- [DATA SHOWN]:

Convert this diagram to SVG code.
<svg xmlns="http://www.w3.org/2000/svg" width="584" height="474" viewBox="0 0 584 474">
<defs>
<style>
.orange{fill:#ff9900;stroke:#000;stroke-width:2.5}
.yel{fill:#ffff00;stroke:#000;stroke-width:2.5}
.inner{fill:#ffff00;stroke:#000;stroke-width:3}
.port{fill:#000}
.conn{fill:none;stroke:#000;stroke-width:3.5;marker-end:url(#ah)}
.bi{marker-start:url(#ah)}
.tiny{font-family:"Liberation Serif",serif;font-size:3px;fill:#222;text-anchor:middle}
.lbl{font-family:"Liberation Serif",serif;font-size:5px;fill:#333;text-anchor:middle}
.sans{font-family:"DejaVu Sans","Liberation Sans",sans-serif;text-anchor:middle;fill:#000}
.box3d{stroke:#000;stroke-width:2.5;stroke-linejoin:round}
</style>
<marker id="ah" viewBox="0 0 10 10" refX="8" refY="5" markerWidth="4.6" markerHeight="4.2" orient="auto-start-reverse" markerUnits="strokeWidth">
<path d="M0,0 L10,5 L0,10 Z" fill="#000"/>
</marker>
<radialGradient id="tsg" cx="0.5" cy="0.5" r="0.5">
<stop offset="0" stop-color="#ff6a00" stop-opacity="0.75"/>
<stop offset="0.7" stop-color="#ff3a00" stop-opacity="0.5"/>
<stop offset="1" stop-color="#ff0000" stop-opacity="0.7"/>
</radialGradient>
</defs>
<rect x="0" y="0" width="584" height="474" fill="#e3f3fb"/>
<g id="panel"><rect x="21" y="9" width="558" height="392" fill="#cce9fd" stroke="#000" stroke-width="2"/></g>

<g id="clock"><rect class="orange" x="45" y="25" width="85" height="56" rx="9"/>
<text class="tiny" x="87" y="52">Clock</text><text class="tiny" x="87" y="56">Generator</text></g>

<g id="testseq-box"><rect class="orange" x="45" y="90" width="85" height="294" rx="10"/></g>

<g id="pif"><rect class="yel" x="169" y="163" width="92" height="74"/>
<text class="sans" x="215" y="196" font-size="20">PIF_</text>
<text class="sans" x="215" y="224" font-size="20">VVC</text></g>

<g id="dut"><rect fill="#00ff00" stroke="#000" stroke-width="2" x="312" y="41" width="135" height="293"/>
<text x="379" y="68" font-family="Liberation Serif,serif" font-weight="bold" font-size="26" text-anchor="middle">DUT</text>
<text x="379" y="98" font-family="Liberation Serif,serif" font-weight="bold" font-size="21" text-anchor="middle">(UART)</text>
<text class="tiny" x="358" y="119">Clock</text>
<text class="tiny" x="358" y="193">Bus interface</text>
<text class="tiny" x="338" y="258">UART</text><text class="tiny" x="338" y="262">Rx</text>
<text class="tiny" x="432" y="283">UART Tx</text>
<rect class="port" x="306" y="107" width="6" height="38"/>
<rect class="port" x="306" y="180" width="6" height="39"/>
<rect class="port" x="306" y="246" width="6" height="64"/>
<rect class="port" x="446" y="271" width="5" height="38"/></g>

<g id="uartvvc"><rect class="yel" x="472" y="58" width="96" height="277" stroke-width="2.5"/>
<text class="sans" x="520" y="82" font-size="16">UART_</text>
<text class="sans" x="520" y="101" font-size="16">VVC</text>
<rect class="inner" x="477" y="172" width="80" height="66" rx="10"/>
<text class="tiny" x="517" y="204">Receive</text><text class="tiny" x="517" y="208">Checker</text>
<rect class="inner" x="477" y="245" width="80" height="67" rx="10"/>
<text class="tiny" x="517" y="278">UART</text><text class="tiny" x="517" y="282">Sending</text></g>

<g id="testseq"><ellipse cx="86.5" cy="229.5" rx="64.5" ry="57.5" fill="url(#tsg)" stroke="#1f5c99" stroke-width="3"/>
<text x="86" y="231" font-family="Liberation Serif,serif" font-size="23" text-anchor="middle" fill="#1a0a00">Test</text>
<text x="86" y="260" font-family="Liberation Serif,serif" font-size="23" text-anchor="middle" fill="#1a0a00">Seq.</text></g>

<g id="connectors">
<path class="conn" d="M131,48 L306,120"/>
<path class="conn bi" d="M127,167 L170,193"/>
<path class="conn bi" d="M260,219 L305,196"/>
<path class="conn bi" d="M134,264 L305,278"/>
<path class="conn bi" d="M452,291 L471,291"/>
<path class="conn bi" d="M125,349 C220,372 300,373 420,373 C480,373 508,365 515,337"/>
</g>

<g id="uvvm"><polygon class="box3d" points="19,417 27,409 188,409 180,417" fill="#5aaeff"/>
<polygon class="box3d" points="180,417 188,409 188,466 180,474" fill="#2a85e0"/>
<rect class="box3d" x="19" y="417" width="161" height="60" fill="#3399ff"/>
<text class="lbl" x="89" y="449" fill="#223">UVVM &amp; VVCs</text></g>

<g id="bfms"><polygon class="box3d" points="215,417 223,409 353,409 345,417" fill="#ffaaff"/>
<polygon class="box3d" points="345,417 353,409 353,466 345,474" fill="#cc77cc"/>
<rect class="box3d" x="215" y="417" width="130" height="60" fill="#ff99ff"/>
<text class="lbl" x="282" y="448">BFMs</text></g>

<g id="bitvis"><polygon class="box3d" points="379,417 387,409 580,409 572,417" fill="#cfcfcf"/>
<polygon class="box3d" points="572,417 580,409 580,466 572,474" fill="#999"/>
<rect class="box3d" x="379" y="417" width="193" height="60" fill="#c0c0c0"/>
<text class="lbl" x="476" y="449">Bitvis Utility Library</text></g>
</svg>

- [EXERCISE BRIEF]:
Copy all data exactly, start to finish.

- [ANSWER IN FULL]:
Convert this diagram to SVG code.
<svg xmlns="http://www.w3.org/2000/svg" width="584" height="474" viewBox="0 0 584 474">
<defs>
<style>
.orange{fill:#ff9900;stroke:#000;stroke-width:2.5}
.yel{fill:#ffff00;stroke:#000;stroke-width:2.5}
.inner{fill:#ffff00;stroke:#000;stroke-width:3}
.port{fill:#000}
.conn{fill:none;stroke:#000;stroke-width:3.5;marker-end:url(#ah)}
.bi{marker-start:url(#ah)}
.tiny{font-family:"Liberation Serif",serif;font-size:3px;fill:#222;text-anchor:middle}
.lbl{font-family:"Liberation Serif",serif;font-size:5px;fill:#333;text-anchor:middle}
.sans{font-family:"DejaVu Sans","Liberation Sans",sans-serif;text-anchor:middle;fill:#000}
.box3d{stroke:#000;stroke-width:2.5;stroke-linejoin:round}
</style>
<marker id="ah" viewBox="0 0 10 10" refX="8" refY="5" markerWidth="4.6" markerHeight="4.2" orient="auto-start-reverse" markerUnits="strokeWidth">
<path d="M0,0 L10,5 L0,10 Z" fill="#000"/>
</marker>
<radialGradient id="tsg" cx="0.5" cy="0.5" r="0.5">
<stop offset="0" stop-color="#ff6a00" stop-opacity="0.75"/>
<stop offset="0.7" stop-color="#ff3a00" stop-opacity="0.5"/>
<stop offset="1" stop-color="#ff0000" stop-opacity="0.7"/>
</radialGradient>
</defs>
<rect x="0" y="0" width="584" height="474" fill="#e3f3fb"/>
<g id="panel"><rect x="21" y="9" width="558" height="392" fill="#cce9fd" stroke="#000" stroke-width="2"/></g>

<g id="clock"><rect class="orange" x="45" y="25" width="85" height="56" rx="9"/>
<text class="tiny" x="87" y="52">Clock</text><text class="tiny" x="87" y="56">Generator</text></g>

<g id="testseq-box"><rect class="orange" x="45" y="90" width="85" height="294" rx="10"/></g>

<g id="pif"><rect class="yel" x="169" y="163" width="92" height="74"/>
<text class="sans" x="215" y="196" font-size="20">PIF_</text>
<text class="sans" x="215" y="224" font-size="20">VVC</text></g>

<g id="dut"><rect fill="#00ff00" stroke="#000" stroke-width="2" x="312" y="41" width="135" height="293"/>
<text x="379" y="68" font-family="Liberation Serif,serif" font-weight="bold" font-size="26" text-anchor="middle">DUT</text>
<text x="379" y="98" font-family="Liberation Serif,serif" font-weight="bold" font-size="21" text-anchor="middle">(UART)</text>
<text class="tiny" x="358" y="119">Clock</text>
<text class="tiny" x="358" y="193">Bus interface</text>
<text class="tiny" x="338" y="258">UART</text><text class="tiny" x="338" y="262">Rx</text>
<text class="tiny" x="432" y="283">UART Tx</text>
<rect class="port" x="306" y="107" width="6" height="38"/>
<rect class="port" x="306" y="180" width="6" height="39"/>
<rect class="port" x="306" y="246" width="6" height="64"/>
<rect class="port" x="446" y="271" width="5" height="38"/></g>

<g id="uartvvc"><rect class="yel" x="472" y="58" width="96" height="277" stroke-width="2.5"/>
<text class="sans" x="520" y="82" font-size="16">UART_</text>
<text class="sans" x="520" y="101" font-size="16">VVC</text>
<rect class="inner" x="477" y="172" width="80" height="66" rx="10"/>
<text class="tiny" x="517" y="204">Receive</text><text class="tiny" x="517" y="208">Checker</text>
<rect class="inner" x="477" y="245" width="80" height="67" rx="10"/>
<text class="tiny" x="517" y="278">UART</text><text class="tiny" x="517" y="282">Sending</text></g>

<g id="testseq"><ellipse cx="86.5" cy="229.5" rx="64.5" ry="57.5" fill="url(#tsg)" stroke="#1f5c99" stroke-width="3"/>
<text x="86" y="231" font-family="Liberation Serif,serif" font-size="23" text-anchor="middle" fill="#1a0a00">Test</text>
<text x="86" y="260" font-family="Liberation Serif,serif" font-size="23" text-anchor="middle" fill="#1a0a00">Seq.</text></g>

<g id="connectors">
<path class="conn" d="M131,48 L306,120"/>
<path class="conn bi" d="M127,167 L170,193"/>
<path class="conn bi" d="M260,219 L305,196"/>
<path class="conn bi" d="M134,264 L305,278"/>
<path class="conn bi" d="M452,291 L471,291"/>
<path class="conn bi" d="M125,349 C220,372 300,373 420,373 C480,373 508,365 515,337"/>
</g>

<g id="uvvm"><polygon class="box3d" points="19,417 27,409 188,409 180,417" fill="#5aaeff"/>
<polygon class="box3d" points="180,417 188,409 188,466 180,474" fill="#2a85e0"/>
<rect class="box3d" x="19" y="417" width="161" height="60" fill="#3399ff"/>
<text class="lbl" x="89" y="449" fill="#223">UVVM &amp; VVCs</text></g>

<g id="bfms"><polygon class="box3d" points="215,417 223,409 353,409 345,417" fill="#ffaaff"/>
<polygon class="box3d" points="345,417 353,409 353,466 345,474" fill="#cc77cc"/>
<rect class="box3d" x="215" y="417" width="130" height="60" fill="#ff99ff"/>
<text class="lbl" x="282" y="448">BFMs</text></g>

<g id="bitvis"><polygon class="box3d" points="379,417 387,409 580,409 572,417" fill="#cfcfcf"/>
<polygon class="box3d" points="572,417 580,409 580,466 572,474" fill="#999"/>
<rect class="box3d" x="379" y="417" width="193" height="60" fill="#c0c0c0"/>
<text class="lbl" x="476" y="449">Bitvis Utility Library</text></g>
</svg>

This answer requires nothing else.